◆ **AIM**
Only the lines from the start of the data below through the line that contains "34.6, 37.5, 38.2];" are to be copied, exactly and without pictures.

--- BEGIN COLLECTED DATA ---

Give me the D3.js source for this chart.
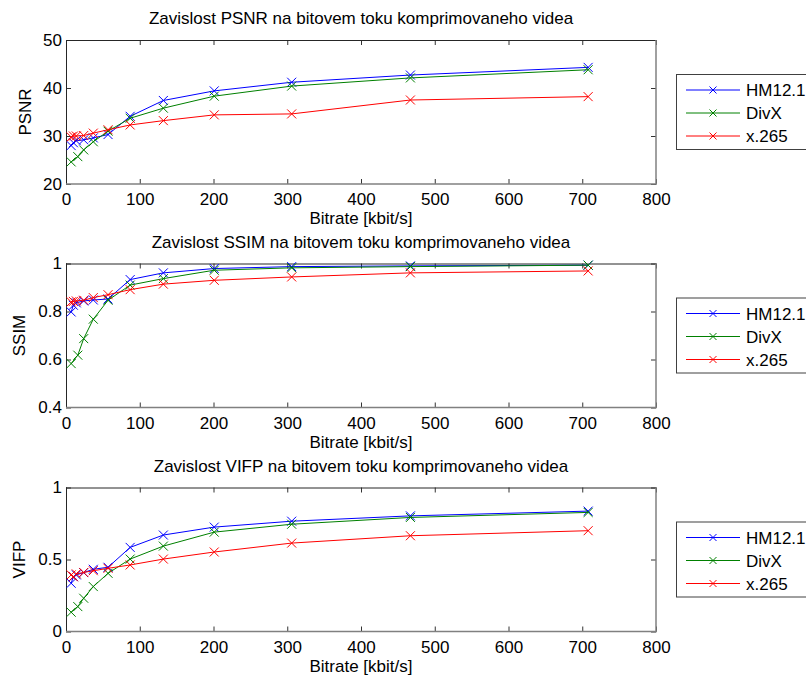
<!DOCTYPE html>
<html>
<head>
<meta charset="utf-8">
<script src="https://cdn.jsdelivr.net/npm/d3@7"></script>
<style>
  html, body { margin: 0; padding: 0; background: #fff; }
  svg { display: block; font-family: "Liberation Sans", Arial, sans-serif; }
</style>
</head>
<body>
<svg id="chart" width="806" height="682"></svg>
<script>
// Bitrate samples of each encoder [kbit/s]
const bitrateHM   = [7, 10, 14, 24, 37, 57, 87, 132, 201, 306, 467, 708];
const bitrateDivX = [7, 16, 24, 37, 57, 87, 132, 201, 306, 467, 708];
const bitrateX265 = [7, 10, 14, 24, 37, 57, 87, 132, 201, 306, 467, 708];

// PSNR [dB]
const psnrHM   = [28.0, 28.6, 29.0, 29.2, 29.6, 30.3, 34.1, 37.4, 39.4, 41.2, 42.7, 44.3];
const psnrDivX = [24.6, 25.7, 27.1, 28.8, 31.0, 33.7, 35.8, 38.3, 40.4, 42.1, 43.8];
const psnrX265 = [29.8, 30.0, 30.0, 30.1, 30.6, 31.3, 32.3, 33.2, 34.4, 34.6, 37.5, 38.2];

// SSIM
const ssimHM   = [0.798, 0.826, 0.836, 0.844, 0.848, 0.852, 0.933, 0.961, 0.979, 0.987, 0.990, 0.993];
const ssimDivX = [0.583, 0.618, 0.687, 0.768, 0.847, 0.910, 0.937, 0.972, 0.982, 0.987, 0.993];
const ssimX265 = [0.840, 0.842, 0.844, 0.847, 0.858, 0.870, 0.891, 0.914, 0.930, 0.944, 0.961, 0.969];

// VIFP
const vifpHM   = [0.335, 0.381, 0.393, 0.409, 0.432, 0.446, 0.584, 0.670, 0.725, 0.766, 0.803, 0.836];
const vifpDivX = [0.134, 0.173, 0.231, 0.312, 0.404, 0.503, 0.593, 0.690, 0.745, 0.792, 0.827];
const vifpX265 = [0.393, 0.380, 0.400, 0.410, 0.422, 0.439, 0.462, 0.503, 0.552, 0.614, 0.665, 0.700];

// Axis ticks
const bitrateTicks = [0, 100, 200, 300, 400, 500, 600, 700, 800];
const psnrTicks = [20, 30, 40, 50];
const ssimTicks = [0.4, 0.6, 0.8, 1];
const vifpTicks = [0, 0.5, 1];

const seriesNames = ["HM12.1", "DivX", "x.265"];
const seriesColors = ["#0000ff", "#008000", "#ff0000"];

const panels = [
  { title: "Zavislost PSNR na bitovem toku komprimovaneho videa", ylabel: "PSNR",
    domain: [20, 50], ticks: psnrTicks, ys: [psnrHM, psnrDivX, psnrX265] },
  { title: "Zavislost SSIM na bitovem toku komprimovaneho videa", ylabel: "SSIM",
    domain: [0.4, 1], ticks: ssimTicks, ys: [ssimHM, ssimDivX, ssimX265] },
  { title: "Zavislost VIFP na bitovem toku komprimovaneho videa", ylabel: "VIFP",
    domain: [0, 1], ticks: vifpTicks, ys: [vifpHM, vifpDivX, vifpX265] }
];
const xsAll = [bitrateHM, bitrateDivX, bitrateX265];

const svg = d3.select("#chart");
const left = 66, width = 590, height = 144;
const tops = [40, 263.5, 487.5];
const fontSize = 17;

const x = d3.scaleLinear().domain([0, 800]).range([left, left + width]);

function xMarker(g, cx, cy, r, color) {
  g.append("path")
    .attr("d", `M${cx - r},${cy - r}L${cx + r},${cy + r}M${cx - r},${cy + r}L${cx + r},${cy - r}`)
    .attr("stroke", color).attr("stroke-width", 1).attr("fill", "none");
}

panels.forEach((p, i) => {
  const top = tops[i];
  const y = d3.scaleLinear().domain(p.domain).range([top + height, top]);
  const g = svg.append("g");

  // Ticks pointing into the plot on all four sides
  const bottomAxis = d3.axisBottom(x).tickValues(bitrateTicks).tickSize(-5).tickPadding(9).tickFormat(d3.format("d"));
  const gb = g.append("g").attr("transform", `translate(0,${top + height})`).call(bottomAxis);
  const topAxis = d3.axisTop(x).tickValues(bitrateTicks).tickSize(-5).tickFormat("");
  const gt = g.append("g").attr("transform", `translate(0,${top})`).call(topAxis);
  const leftAxis = d3.axisLeft(y).tickValues(p.ticks).tickSize(-5).tickPadding(4).tickFormat(d3.format("~g"));
  const gl = g.append("g").attr("transform", `translate(${left},0)`).call(leftAxis);
  const rightAxis = d3.axisRight(y).tickValues(p.ticks).tickSize(-5).tickFormat("");
  const gr = g.append("g").attr("transform", `translate(${left + width},0)`).call(rightAxis);

  [gb, gt, gl, gr].forEach(a => {
    a.select(".domain").remove();
    a.selectAll(".tick line").attr("stroke", "#333");
    a.selectAll("text").attr("font-size", fontSize).attr("fill", "#000")
      .attr("font-family", "Liberation Sans, Arial, sans-serif");
  });

  // Axes box
  g.append("line").attr("x1", left).attr("x2", left + width).attr("y1", top + 0.5).attr("y2", top + 0.5)
    .attr("stroke", "#262626");
  g.append("line").attr("x1", left + 0.5).attr("x2", left + 0.5).attr("y1", top).attr("y2", top + height)
    .attr("stroke", "#262626");
  g.append("line").attr("x1", left).attr("x2", left + width + 1).attr("y1", top + height).attr("y2", top + height)
    .attr("stroke", "#808080").attr("stroke-width", 1.5);
  g.append("line").attr("x1", left + width).attr("x2", left + width).attr("y1", top).attr("y2", top + height)
    .attr("stroke", "#808080").attr("stroke-width", 1.5);

  // Series lines and markers
  p.ys.forEach((vals, s) => {
    const xs = xsAll[s];
    const pts = vals.map((v, k) => [x(xs[k]), y(v)]);
    g.append("path").attr("d", d3.line()(pts)).attr("fill", "none")
      .attr("stroke", seriesColors[s]).attr("stroke-width", 1);
    pts.forEach(pt => xMarker(g, pt[0], pt[1], 4.5, seriesColors[s]));
  });

  // Title and labels
  g.append("text").attr("x", left + width / 2).attr("y", top - 16)
    .attr("text-anchor", "middle").attr("font-size", fontSize).text(p.title);
  g.append("text").attr("x", left + width / 2).attr("y", top + height + 40)
    .attr("text-anchor", "middle").attr("font-size", fontSize).text("Bitrate [kbit/s]");
  g.append("text").attr("transform", `translate(${i === 0 ? 31 : 25},${top + height / 2}) rotate(-90)`)
    .attr("text-anchor", "middle").attr("font-size", fontSize).text(p.ylabel);

  // Legend
  const lt = top + 35;
  const lg = g.append("g");
  lg.append("rect").attr("x", 676.5).attr("y", lt - 0.5).attr("width", 140).attr("height", 75)
    .attr("fill", "#fff").attr("stroke", "#404040");
  seriesNames.forEach((name, s) => {
    const ly = lt + 15 + s * 23;
    lg.append("line").attr("x1", 686).attr("x2", 740).attr("y1", ly).attr("y2", ly)
      .attr("stroke", seriesColors[s]);
    xMarker(lg, 713, ly, 3.5, seriesColors[s]);
    lg.append("text").attr("x", 746).attr("y", ly + 6).attr("font-size", fontSize).text(name);
  });
});
</script>
</body>
</html>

--- END COLLECTED DATA ---

◆ **RESULT**
Give me the D3.js source for this chart.
<!DOCTYPE html>
<html>
<head>
<meta charset="utf-8">
<script src="https://cdn.jsdelivr.net/npm/d3@7"></script>
<style>
  html, body { margin: 0; padding: 0; background: #fff; }
  svg { display: block; font-family: "Liberation Sans", Arial, sans-serif; }
</style>
</head>
<body>
<svg id="chart" width="806" height="682"></svg>
<script>
// Bitrate samples of each encoder [kbit/s]
const bitrateHM   = [7, 10, 14, 24, 37, 57, 87, 132, 201, 306, 467, 708];
const bitrateDivX = [7, 16, 24, 37, 57, 87, 132, 201, 306, 467, 708];
const bitrateX265 = [7, 10, 14, 24, 37, 57, 87, 132, 201, 306, 467, 708];

// PSNR [dB]
const psnrHM   = [28.0, 28.6, 29.0, 29.2, 29.6, 30.3, 34.1, 37.4, 39.4, 41.2, 42.7, 44.3];
const psnrDivX = [24.6, 25.7, 27.1, 28.8, 31.0, 33.7, 35.8, 38.3, 40.4, 42.1, 43.8];
const psnrX265 = [29.8, 30.0, 30.0, 30.1, 30.6, 31.3, 32.3, 33.2, 34.4, 34.6, 37.5, 38.2];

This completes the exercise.